> **TASK PROMPT**: Output the full listing below exactly as it reads, and skip anything that is a picture.

> **PROVIDED MATERIAL**:
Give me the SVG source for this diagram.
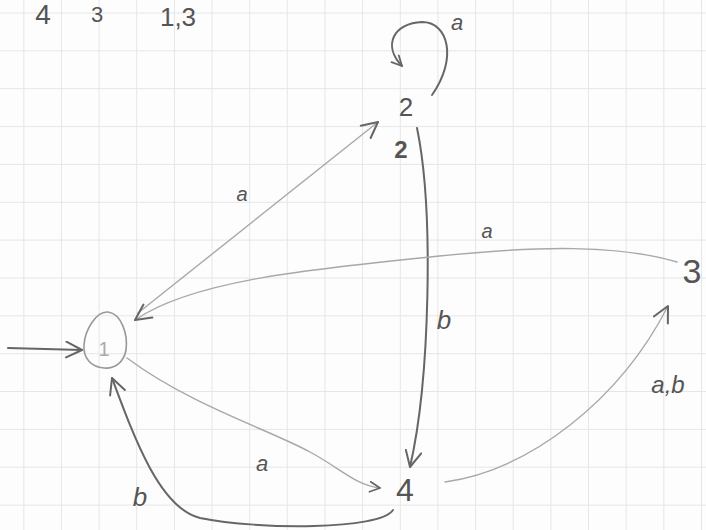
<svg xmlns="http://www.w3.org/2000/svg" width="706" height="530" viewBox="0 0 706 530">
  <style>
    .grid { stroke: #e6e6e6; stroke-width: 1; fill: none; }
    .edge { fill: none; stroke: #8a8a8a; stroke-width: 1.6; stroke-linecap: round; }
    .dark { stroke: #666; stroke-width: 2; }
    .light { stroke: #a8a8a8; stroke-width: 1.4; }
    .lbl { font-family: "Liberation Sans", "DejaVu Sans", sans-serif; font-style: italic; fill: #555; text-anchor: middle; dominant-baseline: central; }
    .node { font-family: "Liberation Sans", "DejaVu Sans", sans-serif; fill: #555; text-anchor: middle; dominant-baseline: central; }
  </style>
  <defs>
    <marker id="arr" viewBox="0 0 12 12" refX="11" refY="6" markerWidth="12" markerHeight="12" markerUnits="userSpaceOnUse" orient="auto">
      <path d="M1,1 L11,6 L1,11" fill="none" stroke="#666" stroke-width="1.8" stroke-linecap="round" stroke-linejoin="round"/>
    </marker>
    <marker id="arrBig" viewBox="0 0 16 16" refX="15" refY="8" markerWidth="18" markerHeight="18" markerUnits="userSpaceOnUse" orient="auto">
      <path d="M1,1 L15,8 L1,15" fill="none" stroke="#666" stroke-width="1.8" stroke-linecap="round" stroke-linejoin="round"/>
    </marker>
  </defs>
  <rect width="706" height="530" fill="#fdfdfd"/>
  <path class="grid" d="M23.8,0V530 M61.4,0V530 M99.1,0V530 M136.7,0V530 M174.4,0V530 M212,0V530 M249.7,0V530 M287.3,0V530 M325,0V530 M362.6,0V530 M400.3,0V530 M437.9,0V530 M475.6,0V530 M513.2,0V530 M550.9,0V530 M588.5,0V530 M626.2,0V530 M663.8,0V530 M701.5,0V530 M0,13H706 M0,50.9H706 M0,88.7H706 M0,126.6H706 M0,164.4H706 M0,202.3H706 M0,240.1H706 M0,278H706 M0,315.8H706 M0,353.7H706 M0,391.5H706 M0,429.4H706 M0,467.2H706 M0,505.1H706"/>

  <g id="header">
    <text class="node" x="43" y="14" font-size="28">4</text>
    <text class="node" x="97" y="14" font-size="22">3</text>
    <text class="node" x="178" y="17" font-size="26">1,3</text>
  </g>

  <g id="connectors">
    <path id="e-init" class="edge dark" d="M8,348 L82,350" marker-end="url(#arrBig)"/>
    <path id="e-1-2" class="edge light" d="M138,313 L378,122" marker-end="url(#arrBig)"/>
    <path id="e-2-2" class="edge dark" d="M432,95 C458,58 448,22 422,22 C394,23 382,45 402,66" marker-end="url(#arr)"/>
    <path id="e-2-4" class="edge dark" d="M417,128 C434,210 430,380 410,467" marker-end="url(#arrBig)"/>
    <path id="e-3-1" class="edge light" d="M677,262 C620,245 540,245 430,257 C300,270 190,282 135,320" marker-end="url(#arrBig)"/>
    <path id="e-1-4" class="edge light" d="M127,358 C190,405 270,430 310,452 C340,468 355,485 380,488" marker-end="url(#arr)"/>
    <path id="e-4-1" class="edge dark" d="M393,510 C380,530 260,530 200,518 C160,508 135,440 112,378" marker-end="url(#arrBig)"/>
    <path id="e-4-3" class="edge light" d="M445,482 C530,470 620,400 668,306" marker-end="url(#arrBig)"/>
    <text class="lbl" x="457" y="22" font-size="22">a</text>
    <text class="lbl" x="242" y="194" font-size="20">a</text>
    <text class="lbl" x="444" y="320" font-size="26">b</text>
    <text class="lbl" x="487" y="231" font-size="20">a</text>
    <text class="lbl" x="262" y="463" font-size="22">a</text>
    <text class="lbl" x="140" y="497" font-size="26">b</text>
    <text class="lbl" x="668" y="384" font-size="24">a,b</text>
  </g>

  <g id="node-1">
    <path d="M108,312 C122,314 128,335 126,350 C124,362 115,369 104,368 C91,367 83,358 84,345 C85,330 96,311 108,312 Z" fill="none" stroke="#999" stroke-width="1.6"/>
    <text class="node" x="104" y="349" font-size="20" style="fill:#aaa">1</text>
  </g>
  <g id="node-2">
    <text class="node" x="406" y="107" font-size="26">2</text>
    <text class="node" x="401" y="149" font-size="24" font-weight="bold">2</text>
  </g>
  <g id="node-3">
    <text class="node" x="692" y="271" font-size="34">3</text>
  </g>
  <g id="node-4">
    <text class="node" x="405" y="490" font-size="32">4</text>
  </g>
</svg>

> **RESPONSE TO THIS TASK**:
Give me the SVG source for this diagram.
<svg xmlns="http://www.w3.org/2000/svg" width="706" height="530" viewBox="0 0 706 530">
  <style>
    .grid { stroke: #e6e6e6; stroke-width: 1; fill: none; }
    .edge { fill: none; stroke: #8a8a8a; stroke-width: 1.6; stroke-linecap: round; }
    .dark { stroke: #666; stroke-width: 2; }
    .light { stroke: #a8a8a8; stroke-width: 1.4; }
    .lbl { font-family: "Liberation Sans", "DejaVu Sans", sans-serif; font-style: italic; fill: #555; text-anchor: middle; dominant-baseline: central; }
    .node { font-family: "Liberation Sans", "DejaVu Sans", sans-serif; fill: #555; text-anchor: middle; dominant-baseline: central; }
  </style>
  <defs>
    <marker id="arr" viewBox="0 0 12 12" refX="11" refY="6" markerWidth="12" markerHeight="12" markerUnits="userSpaceOnUse" orient="auto">
      <path d="M1,1 L11,6 L1,11" fill="none" stroke="#666" stroke-width="1.8" stroke-linecap="round" stroke-linejoin="round"/>
    </marker>
    <marker id="arrBig" viewBox="0 0 16 16" refX="15" refY="8" markerWidth="18" markerHeight="18" markerUnits="userSpaceOnUse" orient="auto">
      <path d="M1,1 L15,8 L1,15" fill="none" stroke="#666" stroke-width="1.8" stroke-linecap="round" stroke-linejoin="round"/>
    </marker>
  </defs>
  <rect width="706" height="530" fill="#fdfdfd"/>
  <path class="grid" d="M23.8,0V530 M61.4,0V530 M99.1,0V530 M136.7,0V530 M174.4,0V530 M212,0V530 M249.7,0V530 M287.3,0V530 M325,0V530 M362.6,0V530 M400.3,0V530 M437.9,0V530 M475.6,0V530 M513.2,0V530 M550.9,0V530 M588.5,0V530 M626.2,0V530 M663.8,0V530 M701.5,0V530 M0,13H706 M0,50.9H706 M0,88.7H706 M0,126.6H706 M0,164.4H706 M0,202.3H706 M0,240.1H706 M0,278H706 M0,315.8H706 M0,353.7H706 M0,391.5H706 M0,429.4H706 M0,467.2H706 M0,505.1H706"/>

  <g id="header">
    <text class="node" x="43" y="14" font-size="28">4</text>
    <text class="node" x="97" y="14" font-size="22">3</text>
    <text class="node" x="178" y="17" font-size="26">1,3</text>
  </g>

  <g id="connectors">
    <path id="e-init" class="edge dark" d="M8,348 L82,350" marker-end="url(#arrBig)"/>
    <path id="e-1-2" class="edge light" d="M138,313 L378,122" marker-end="url(#arrBig)"/>
    <path id="e-2-2" class="edge dark" d="M432,95 C458,58 448,22 422,22 C394,23 382,45 402,66" marker-end="url(#arr)"/>
    <path id="e-2-4" class="edge dark" d="M417,128 C434,210 430,380 410,467" marker-end="url(#arrBig)"/>
    <path id="e-3-1" class="edge light" d="M677,262 C620,245 540,245 430,257 C300,270 190,282 135,320" marker-end="url(#arrBig)"/>
    <path id="e-1-4" class="edge light" d="M127,358 C190,405 270,430 310,452 C340,468 355,485 380,488" marker-end="url(#arr)"/>
    <path id="e-4-1" class="edge dark" d="M393,510 C380,530 260,530 200,518 C160,508 135,440 112,378" marker-end="url(#arrBig)"/>
    <path id="e-4-3" class="edge light" d="M445,482 C530,470 620,400 668,306" marker-end="url(#arrBig)"/>
    <text class="lbl" x="457" y="22" font-size="22">a</text>
    <text class="lbl" x="242" y="194" font-size="20">a</text>
    <text class="lbl" x="444" y="320" font-size="26">b</text>
    <text class="lbl" x="487" y="231" font-size="20">a</text>
    <text class="lbl" x="262" y="463" font-size="22">a</text>
    <text class="lbl" x="140" y="497" font-size="26">b</text>
    <text class="lbl" x="668" y="384" font-size="24">a,b</text>
  </g>

  <g id="node-1">
    <path d="M108,312 C122,314 128,335 126,350 C124,362 115,369 104,368 C91,367 83,358 84,345 C85,330 96,311 108,312 Z" fill="none" stroke="#999" stroke-width="1.6"/>
    <text class="node" x="104" y="349" font-size="20" style="fill:#aaa">1</text>
  </g>
  <g id="node-2">
    <text class="node" x="406" y="107" font-size="26">2</text>
    <text class="node" x="401" y="149" font-size="24" font-weight="bold">2</text>
  </g>
  <g id="node-3">
    <text class="node" x="692" y="271" font-size="34">3</text>
  </g>
  <g id="node-4">
    <text class="node" x="405" y="490" font-size="32">4</text>
  </g>
</svg>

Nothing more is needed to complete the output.